Re: [PATCHv3 10/15] mm/hugetlb: Remove fake head pages

From: David Hildenbrand (Red Hat)

Date: Thu Jan 15 2026 - 14:46:09 EST


On 1/15/26 20:33, David Hildenbrand (Red Hat) wrote:
On 1/15/26 19:58, Kiryl Shutsemau wrote:
On Thu, Jan 15, 2026 at 06:41:44PM +0100, David Hildenbrand (Red Hat) wrote:
On 1/15/26 18:23, Kiryl Shutsemau wrote:
On Thu, Jan 15, 2026 at 05:49:43PM +0100, David Hildenbrand (Red Hat) wrote:
On 1/15/26 15:45, Kiryl Shutsemau wrote:
HugeTLB Vmemmap Optimization (HVO) reduces memory usage by freeing most
vmemmap pages for huge pages and remapping the freed range to a single
page containing the struct page metadata.

With the new mask-based compound_info encoding (for power-of-2 struct
page sizes), all tail pages of the same order are now identical
regardless of which compound page they belong to. This means the tail
pages can be truly shared without fake heads.

Allocate a single page of initialized tail struct pages per NUMA node
per order in the vmemmap_tails[] array in pglist_data. All huge pages
of that order on the node share this tail page, mapped read-only into
their vmemmap. The head page remains unique per huge page.

This eliminates fake heads while maintaining the same memory savings,
and simplifies compound_head() by removing fake head detection.

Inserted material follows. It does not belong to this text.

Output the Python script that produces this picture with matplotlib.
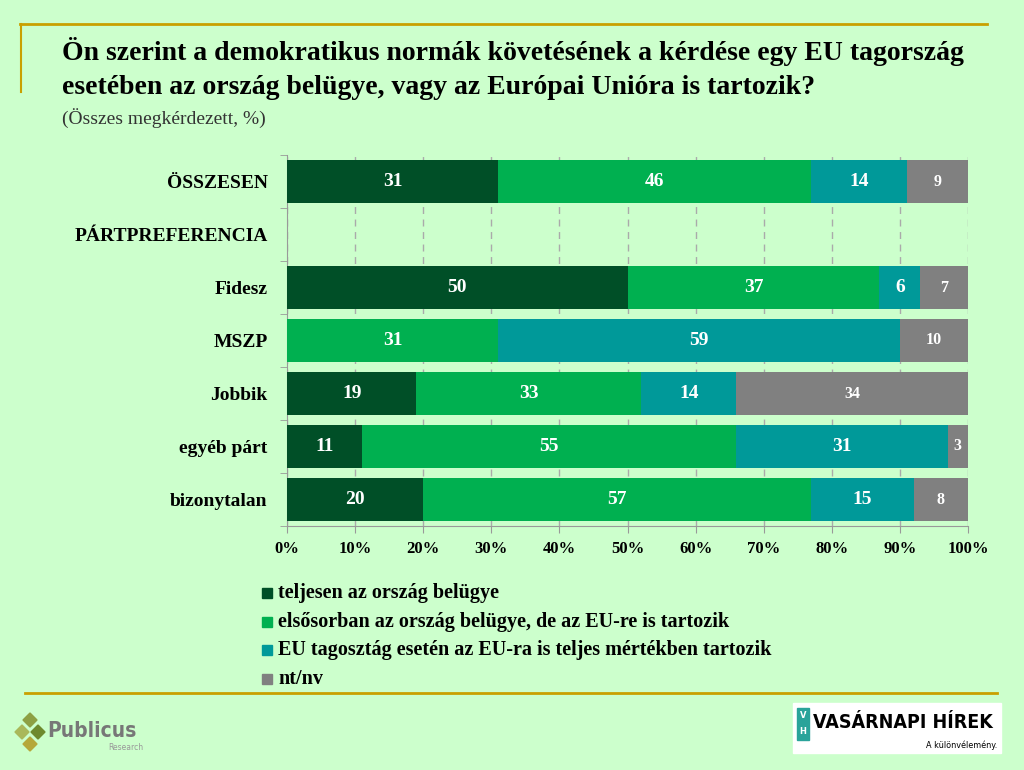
import matplotlib.pyplot as plt
from matplotlib.patches import Rectangle, Polygon
from matplotlib.lines import Line2D
import numpy as np

categories = ["ÖSSZESEN", "PÁRTPREFERENCIA", "Fidesz", "MSZP", "Jobbik", "egyéb párt", "bizonytalan"]
teljesen = [31, 0, 50, 0, 19, 11, 20]
elsosorban = [46, 0, 37, 31, 33, 55, 57]
eu_teljes = [14, 0, 6, 59, 14, 31, 15]
ntnv = [9, 0, 7, 10, 34, 3, 8]
series_names = ["teljesen az ország belügye",
                "elsősorban az ország belügye, de az EU-re is tartozik",
                "EU tagosztág esetén az EU-ra is teljes mértékben tartozik",
                "nt/nv"]
colors = ["#004F27", "#00B050", "#009999", "#808080"]
xticks = np.arange(0, 101, 10)

bg = "#CCFFCC"
gold = "#C9A000"
serif = ["Liberation Serif", "DejaVu Serif"]

fig = plt.figure(figsize=(10.24, 7.7), dpi=100)
fig.patch.set_facecolor(bg)

# title frame lines
fig.add_artist(Line2D([20/1024, 987/1024], [1-24/770, 1-24/770], color=gold, lw=2))
fig.add_artist(Line2D([21/1024, 21/1024], [1-24/770, 1-92/770], color=gold, lw=1.5))
fig.add_artist(Line2D([25/1024, 997/1024], [1-693/770, 1-693/770], color=gold, lw=2))

fig.text(62/1024, 1-52/770, "Ön szerint a demokratikus normák követésének a kérdése egy EU tagország",
         family=serif, weight="bold", size=20, va="center", ha="left")
fig.text(62/1024, 1-88/770, "esetében az ország belügye, vagy az Európai Unióra is tartozik?",
         family=serif, weight="bold", size=20, va="center", ha="left")
fig.text(62/1024, 1-118/770, "(Összes megkérdezett, %)", family=serif, size=14,
         va="center", ha="left", color="#333333")

ax = fig.add_axes([287/1024, 1-526/770, 681/1024, 371/770])
ax.set_facecolor(bg)
y = np.arange(len(categories))
series = [teljesen, elsosorban, eu_teljes, ntnv]
left = np.zeros(len(categories))
for k, (vals, c) in enumerate(zip(series, colors)):
    vals = np.array(vals, dtype=float)
    ax.barh(y, vals, left=left, height=0.83, color=c, zorder=3)
    for i, v in enumerate(vals):
        if v > 0:
            ax.text(left[i] + v / 2, y[i], f"{int(v)}", ha="center", va="center",
                    color="white", family=serif, weight="bold",
                    size=11.5 if k == 3 else 14, zorder=4)
    left += vals

ax.set_xlim(0, 100)
ax.set_ylim(len(categories) - 0.5, -0.5)
ax.set_xticks(xticks)
ax.set_xticklabels([f"{t}%" for t in xticks], family=serif, weight="bold", size=12)
ax.set_yticks(y)
ax.set_yticklabels(categories, family=serif, weight="bold", size=14)
ax.set_yticks(np.arange(-0.5, len(categories)), minor=True)
ax.tick_params(axis="y", which="major", length=0, pad=14)
ax.tick_params(axis="y", which="minor", length=5, color="#999999", direction="out")
ax.tick_params(axis="x", length=5, color="#999999", direction="out", pad=6)
ax.grid(axis="x", color="#AAAAAA", linestyle=(0, (5, 4)), lw=1, zorder=0)
for s in ["top", "right"]:
    ax.spines[s].set_visible(False)
for s in ["left", "bottom"]:
    ax.spines[s].set_color("#999999")

# legend
for j, (name, c) in enumerate(zip(series_names, colors)):
    yy = 1 - (593 + j * 28.5) / 770
    fig.add_artist(Rectangle((262/1024, yy - 5/770), 10/1024, 10/770, color=c,
                             transform=fig.transFigure))
    fig.text(278/1024, yy, name, family=serif, weight="bold", size=14.5, va="center")

# Publicus logo
for cx, cy, col in [(30, 720, "#8DA043"), (22, 732, "#A9B85A"), (38, 732, "#6E8A2E"), (30, 744, "#B5A83A")]:
    w, h = 7, 7
    fig.add_artist(Polygon([((cx - w)/1024, 1-cy/770), (cx/1024, 1-(cy - h)/770),
                            ((cx + w)/1024, 1-cy/770), (cx/1024, 1-(cy + h)/770)],
                           closed=True, color=col, transform=fig.transFigure))
fig.text(47/1024, 1-731/770, "Publicus", family="DejaVu Sans", stretch="condensed",
         weight="bold", size=15, color="#777777", va="center")
fig.text(143/1024, 1-748/770, "Research", family="DejaVu Sans", size=5.5, color="#999999",
         ha="right", va="center")

# Vasarnapi Hirek logo
fig.add_artist(Rectangle((793/1024, 1-753/770), 208/1024, 50/770, color="white",
                         transform=fig.transFigure))
fig.add_artist(Rectangle((797/1024, 1-740/770), 12/1024, 32/770, color="#2AA39A",
                         transform=fig.transFigure))
fig.text(803/1024, 1-716/770, "V", color="white", size=6, ha="center", va="center", weight="bold")
fig.text(803/1024, 1-732/770, "H", color="white", size=6, ha="center", va="center", weight="bold")
fig.text(813/1024, 1-722/770, "VASÁRNAPI HÍREK", family="DejaVu Sans", stretch="condensed",
         weight="bold", size=14, color="black", va="center", ha="left")
fig.text(997/1024, 1-745/770, "A különvélemény.", family="DejaVu Sans", stretch="condensed",
         size=6.5, color="black", va="center", ha="right")

fig.savefig("out.png", dpi=100, facecolor=bg)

Signed-off-by: Kiryl Shutsemau <kas@xxxxxxxxxx>
---
include/linux/mmzone.h | 16 ++++++++++++++-
mm/hugetlb_vmemmap.c | 44 ++++++++++++++++++++++++++++++++++++++++--
mm/sparse-vmemmap.c | 44 ++++++++++++++++++++++++++++++++++--------
3 files changed, 93 insertions(+), 11 deletions(-)

diff --git a/include/linux/mmzone.h b/include/linux/mmzone.h
index 322ed4c42cfc..2ee3eb610291 100644
--- a/include/linux/mmzone.h
+++ b/include/linux/mmzone.h
@@ -82,7 +82,11 @@
* currently expect (see CONFIG_HAVE_GIGANTIC_FOLIOS): with hugetlb, we expect
* no folios larger than 16 GiB on 64bit and 1 GiB on 32bit.
*/
-#define MAX_FOLIO_ORDER get_order(IS_ENABLED(CONFIG_64BIT) ? SZ_16G : SZ_1G)
+#ifdef CONFIG_64BIT
+#define MAX_FOLIO_ORDER (34 - PAGE_SHIFT)
+#else
+#define MAX_FOLIO_ORDER (30 - PAGE_SHIFT)
+#endif

Where do these magic values stem from, and how do they related to the
comment above that clearly spells out 16G vs. 1G ?

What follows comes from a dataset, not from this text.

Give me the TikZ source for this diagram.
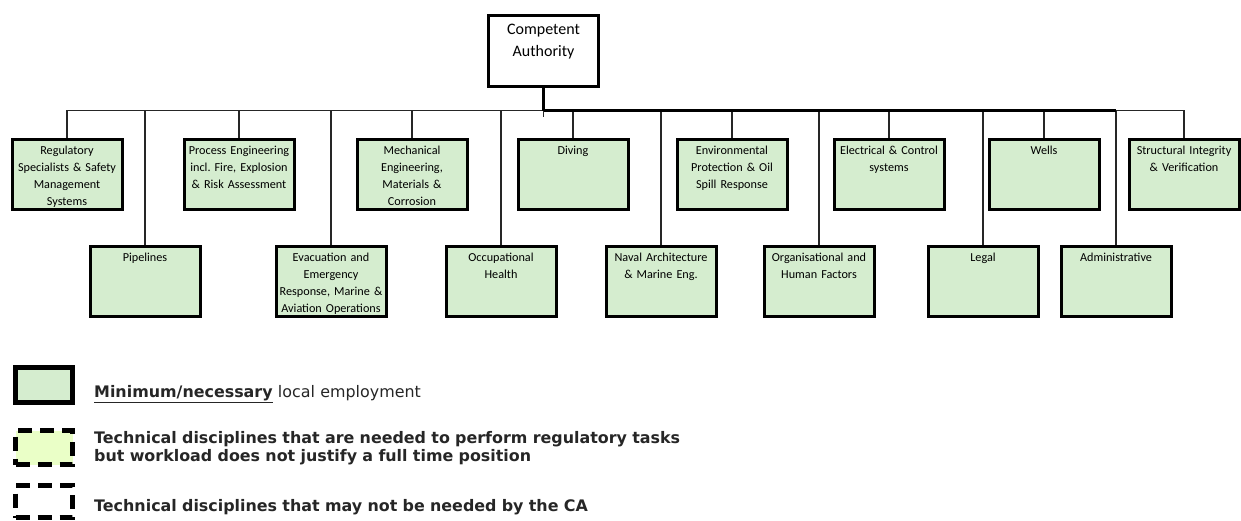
\documentclass[tikz,border=0pt]{standalone}
\usepackage{fontspec}
\setmainfont{Carlito}
\newfontfamily\legendfont{DejaVu Sans}
\frenchspacing
\definecolor{unitgreen}{RGB}{213,237,207}
\definecolor{partgreen}{RGB}{234,255,199}
\tikzset{
unit/.style={draw, line width=3pt, fill=unitgreen, minimum width=110pt, minimum height=70pt, inner sep=0pt, anchor=north, text width=110pt, align=center, text height=15.5pt, text depth=54.5pt, font=\fontsize{12.2}{17.1}\selectfont},
authority/.style={unit, fill=white, minimum height=71pt, text height=19.5pt, text depth=51.5pt, font=\fontsize{16}{22.4}\selectfont},
link/.style={line width=1.4pt, draw=black!85},
trunk/.style={line width=2.8pt},
keybox/.style={draw, line width=5pt, minimum width=57pt, minimum height=34pt, inner sep=0pt},
keydash/.style={keybox, dash pattern=on 14pt off 8pt},
keytext/.style={anchor=base west, inner sep=0pt, text width=640pt, align=left, text=black!85, font=\legendfont\fontsize{15.9}{18}\selectfont}
}
\begin{document}
\begin{tikzpicture}[x=1pt,y=-1pt]
\useasboundingbox (0,0) rectangle (1241,520);
\node[authority] (ca) at (543.5,13.5) {Competent\\Authority};
\coordinate (bus) at (543.5,110.5);
\coordinate (stub) at (543.5,117);
\node[unit] (reg) at (67,137.5) {Regulatory\\Specialists \& Safety\\Management\\Systems};
\node[unit] (proc) at (239,137.5) {Process Engineering\\incl. Fire, Explosion\\\& Risk Assessment};
\node[unit] (mech) at (412,137.5) {Mechanical\\Engineering,\\Materials \&\\Corrosion};
\node[unit] (diving) at (573,137.5) {Diving};
\node[unit] (env) at (732,137.5) {Environmental\\Protection \& Oil\\Spill Response};
\node[unit] (elec) at (889,137.5) {Electrical \& Control\\systems};
\node[unit] (wells) at (1044,137.5) {Wells};
\node[unit] (struct) at (1184,137.5) {Structural Integrity\\\& Verification};
\node[unit] (pipe) at (145,244.5) {Pipelines};
\node[unit] (evac) at (331,244.5) {Evacuation and\\Emergency\\Response, Marine \&\\Aviation Operations};
\node[unit] (occ) at (501,244.5) {Occupational\\Health};
\node[unit] (naval) at (661,244.5) {Naval Architecture\\\& Marine Eng.};
\node[unit] (org) at (819,244.5) {Organisational and\\Human Factors};
\node[unit] (legal) at (983,244.5) {Legal};
\node[unit] (admin) at (1116,244.5) {Administrative};
\draw[link] (bus) -- (stub);
\draw[link] (bus) -| (reg);
\draw[link] (bus) -| (pipe);
\draw[link] (bus) -| (proc);
\draw[link] (bus) -| (evac);
\draw[link] (bus) -| (mech);
\draw[link] (bus) -| (occ);
\draw[link] (bus) -| (diving);
\draw[link] (bus) -| (naval);
\draw[link] (bus) -| (env);
\draw[link] (bus) -| (org);
\draw[link] (bus) -| (elec);
\draw[link] (bus) -| (legal);
\draw[link] (bus) -| (wells);
\draw[link] (bus) -| (admin);
\draw[link] (bus) -| (struct);
\draw[trunk] (ca) -- (bus);
\draw[trunk] (bus) -- (bus -| admin);
\node[keybox, fill=unitgreen, minimum height=35pt] (keyfull) at (44,385) {};
\node[keydash, fill=partgreen] (keypart) at (44,447.5) {};
\node[keydash, fill=white, minimum height=32pt] (keynone) at (44,501.5) {};
\node[keytext] (fulltext) at (94,397) {\textbf{\underline{Minimum/necessary}} local employment};
\node[keytext, font=\legendfont\bfseries\fontsize{15.9}{18}\selectfont] (parttext) at (94,443) {Technical disciplines that are needed to perform regulatory tasks\\but workload does not justify a full time position};
\node[keytext, font=\legendfont\bfseries\fontsize{15.9}{18}\selectfont] (nonetext) at (94,511) {Technical disciplines that may not be needed by the CA};
\end{tikzpicture}
\end{document}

This doesn't change the resulting value: 1UL << 34 is 16GiB, 1UL << 30
is 1G. Subtract PAGE_SHIFT to get the order.

The change allows the value to be used to define NR_VMEMMAP_TAILS which
is used specify size of vmemmap_tails array.

get_order(IS_ENABLED(CONFIG_64BIT) ? SZ_16G : SZ_1G) should evaluate to a
constant by the compiler.

See __builtin_constant_p handling in get_order().

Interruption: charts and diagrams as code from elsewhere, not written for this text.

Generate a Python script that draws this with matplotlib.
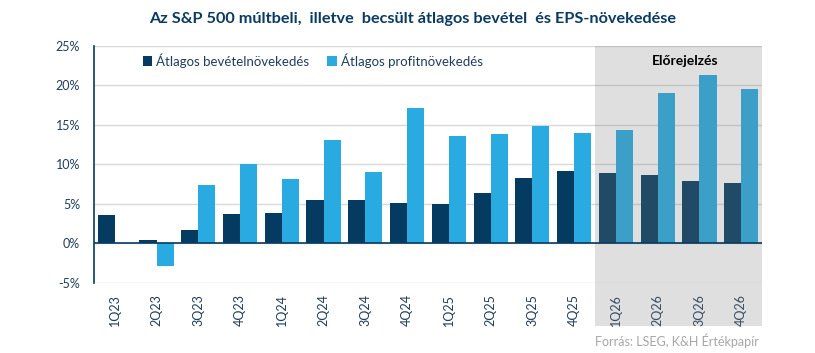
import matplotlib
matplotlib.use("Agg")
import matplotlib.pyplot as plt
from matplotlib.patches import Rectangle
import numpy as np

quarters = ["1Q23", "2Q23", "3Q23", "4Q23", "1Q24", "2Q24", "3Q24", "4Q24",
            "1Q25", "2Q25", "3Q25", "4Q25", "1Q26", "2Q26", "3Q26", "4Q26"]
revenue_growth = [3.6, 0.4, 1.7, 3.7, 3.85, 5.5, 5.5, 5.1,
                  5.0, 6.4, 8.3, 9.2, 8.9, 8.7, 7.9, 7.7]
profit_growth = [0.0, -2.9, 7.4, 10.1, 8.2, 13.1, 9.1, 17.1,
                 13.65, 13.8, 14.9, 14.0, 14.4, 19.1, 21.3, 19.6]
first_forecast = "1Q26"

navy = "#053b61"
light = "#29aae1"
text_col = "#1f3d5c"

plt.rcParams["font.family"] = ["Lato", "DejaVu Sans"]

fig = plt.figure(figsize=(8.15, 3.53), dpi=100)
ax = fig.add_axes([0.1153, 0.1983, 0.8197, 0.6714])

x = np.arange(len(quarters))
w = 0.41
ax.bar(x - w / 2, revenue_growth, w, color=navy, label="Átlagos bevételnövekedés", zorder=2)
ax.bar(x + w / 2, profit_growth, w, color=light, label="Átlagos profitnövekedés", zorder=2)

ax.set_xlim(-0.5, len(quarters) - 0.5)
ax.set_ylim(-5, 25)
ax.set_yticks(range(-5, 26, 5))
ax.set_yticklabels([f"{v}%" for v in range(-5, 26, 5)])
ax.set_xticks(x)
ax.set_xticklabels(quarters, rotation=90)
ax.tick_params(axis="both", length=0, labelsize=9, colors=text_col)
ax.tick_params(axis="x", pad=8)
ax.tick_params(axis="y", pad=10)

ax.set_axisbelow(True)
ax.grid(axis="y", color="#d9d9d9", linewidth=1)
for s in ["top", "right", "bottom"]:
    ax.spines[s].set_visible(False)
ax.spines["left"].set_color(navy)
ax.spines["left"].set_linewidth(1.2)
ax.axhline(0, color=navy, linewidth=1.2, zorder=3)

# forecast shading (semi-transparent overlay, mutes bars beneath)
fx = quarters.index(first_forecast) - 0.5
shade = Rectangle((fx, -0.181), len(quarters) - 0.5 - fx, 1.181,
                  transform=ax.get_xaxis_transform(), facecolor="#7c7c7c",
                  alpha=0.24, edgecolor="none", zorder=2.2, clip_on=False)
ax.add_patch(shade)
ax.text((fx + len(quarters) - 0.5) / 2 + 0.15, 0.935, "Előrejelzés", transform=ax.get_xaxis_transform(),
        ha="center", va="center", fontsize=10, fontweight="bold", color="black", zorder=4)

leg = ax.legend(loc="upper left", bbox_to_anchor=(0.055, 1.02), ncol=2, frameon=False,
                fontsize=9.5, handlelength=0.7, handleheight=0.7, handletextpad=0.3,
                columnspacing=1.4, labelcolor=text_col)

fig.text(0.506, 0.945, "Az S&P 500 múltbeli,  illetve  becsült átlagos bevétel  és EPS-növekedése",
         ha="center", va="center", fontsize=11.7, fontweight="bold", color="#0b3a62")
fig.text(0.931, 0.035, "Forrás: LSEG, K&H Értékpapír", ha="right", va="center",
         fontsize=9, color="#a6a6a6")

fig.savefig("out.png", dpi=100)
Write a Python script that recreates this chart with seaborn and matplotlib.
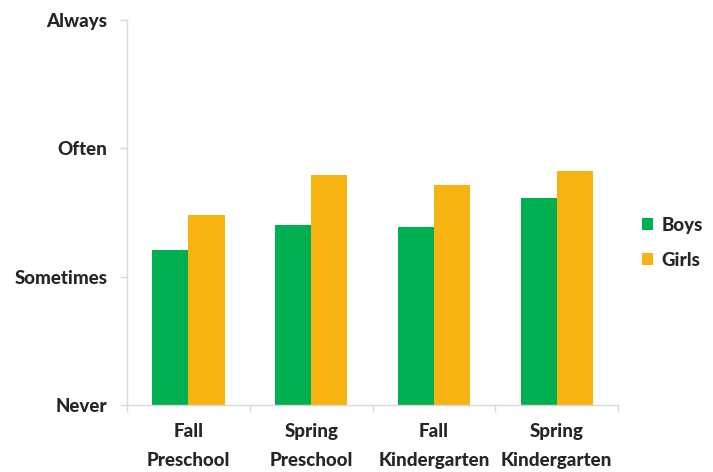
import matplotlib
matplotlib.use("Agg")
import matplotlib.pyplot as plt
import seaborn as sns
import pandas as pd
from matplotlib.patches import Patch
from matplotlib.ticker import FixedLocator

# Rating scale: 1 = Never, 2 = Sometimes, 3 = Often, 4 = Always
categories = ["Fall\nPreschool", "Spring\nPreschool", "Fall\nKindergarten", "Spring\nKindergarten"]
boys = [2.21, 2.40, 2.39, 2.61]
girls = [2.48, 2.79, 2.71, 2.82]
groups = ["Boys", "Girls"]
y_labels = ["Never", "Sometimes", "Often", "Always"]
y_values = [1, 2, 3, 4]

df = pd.DataFrame({
    "period": categories * 2,
    "group": ["Boys"] * len(categories) + ["Girls"] * len(categories),
    "rating": boys + girls,
})

sns.set_theme(style="white")
plt.rcParams["font.family"] = ["Lato", "DejaVu Sans"]

colors = {"Boys": "#00AF50", "Girls": "#F7B30F"}
FS = 13.5
WEIGHT = "black"

fig = plt.figure(figsize=(7.13, 4.72), dpi=100)
ax = fig.add_axes([0.178, 0.142, 0.689, 0.816])

sns.barplot(data=df, x="period", y="rating", hue="group", hue_order=groups,
            palette=colors, width=0.59, ax=ax, legend=False,
            saturation=1)

# bars start at the "Never" baseline
for patch in ax.patches:
    h = patch.get_height()
    patch.set_y(1)
    patch.set_height(h - 1)
    patch.set_linewidth(0)

ax.set_ylim(1, 4)
ax.set_xlim(-0.5, len(categories) - 0.5)
ax.set_yticks(y_values)
ax.set_yticklabels(y_labels, fontsize=FS, fontweight=WEIGHT)
ax.set_xticks(range(len(categories)))
ax.set_xticklabels(categories, fontsize=FS, fontweight=WEIGHT, linespacing=1.85)
ax.xaxis.set_minor_locator(FixedLocator([i - 0.5 for i in range(len(categories) + 1)]))
ax.tick_params(axis="x", which="major", length=0, pad=13)
ax.tick_params(axis="x", which="minor", length=5, color="#d9d9d9", width=1, direction="out", bottom=True)
ax.tick_params(axis="y", length=5, color="#d9d9d9", width=1, direction="out", left=True, pad=9)
ax.set_xlabel("")
ax.set_ylabel("")

for side in ["top", "right"]:
    ax.spines[side].set_visible(False)
for side in ["left", "bottom"]:
    ax.spines[side].set_color("#d9d9d9")
    ax.spines[side].set_linewidth(1)

handles = [Patch(facecolor=colors[g], edgecolor="none", label=g) for g in groups]
fig.legend(handles=handles, loc="center left", bbox_to_anchor=(0.877, 0.486),
           frameon=False, prop={"family": ["Lato"], "weight": WEIGHT, "size": FS},
           handlelength=0.6, handleheight=0.6, handletextpad=0.45, labelspacing=0.95)

fig.savefig("out.png", dpi=100, facecolor="white")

If that is not working then we have to figure out why.

asm-offsets.s compilation fails:

../include/linux/mmzone.h:1574:16: error: fields must have a constant size:
'variable length array in structure' extension will never be supported
1574 | unsigned long vmemmap_tails[NR_VMEMMAP_TAILS];

Here's how preprocessor dump of vmemmap_tails looks like:

unsigned long vmemmap_tails[(get_order(1 ? (0x400000000ULL) : 0x40000000) - (( __builtin_constant_p(2 * ((1UL) << 12) / sizeof(struct page)) ? ((2 * ((1UL) << 12) / sizeof(struct page)) < 2 ? 0 : 63 - __builtin_clzll(2 * ((1UL) << 12) / sizeof(struct page))) : (sizeof(2 * ((1UL) << 12) / sizeof(struct page)) <= 4) ? __ilog2_u32(2 * ((1UL) << 12) / sizeof(struct page)) : __ilog2_u64(2 * ((1UL) << 12) / sizeof(struct page)) )) + 1)];

And here's get_order():

static inline __attribute__((__gnu_inline__)) __attribute__((__unused__)) __attribute__((no_instrument_function)) __attribute__((__always_inline__)) __attribute__((__const__)) int get_order(unsigned long size)
{
if (__builtin_constant_p(size)) {
if (!size)
return 64 - 12;

if (size < (1UL << 12))
return 0;

return ( __builtin_constant_p((size) - 1) ? (((size) - 1) < 2 ? 0 : 63 - __builtin_clzll((size) - 1)) : (sizeof((size) - 1) <= 4) ? __ilog2_u32((size) - 1) : __ilog2_u64((size) - 1) ) - 12 + 1;
}

size--;
size >>= 12;



return fls64(size);

}

I am not sure why it is not compile-time constant. I have not dig
deeper.

Very weird. Almost sounds like a bug given that get_order() ends up using ilog2.

But it gets even weirder:

diff --git a/include/linux/mm.h b/include/linux/mm.h
index 6f959d8ca4b42..a54445682ccc4 100644
--- a/include/linux/mm.h
+++ b/include/linux/mm.h
@@ -2281,6 +2281,9 @@ static inline unsigned long folio_nr_pages(const struct folio *folio)
* no folios larger than 16 GiB on 64bit and 1 GiB on 32bit.
*/
#define MAX_FOLIO_ORDER get_order(IS_ENABLED(CONFIG_64BIT) ? SZ_16G : SZ_1G)
+
+static_assert(__builtin_constant_p(MAX_FOLIO_ORDER));
+
#else
/*
* Without hugetlb, gigantic folios that are bigger than a single PUD are

gives me


./include/linux/build_bug.h:78:41: error: static assertion failed: "__builtin_constant_p(MAX_FOLIO_ORDER)"
78 | #define __static_assert(expr, msg, ...) _Static_assert(expr, msg)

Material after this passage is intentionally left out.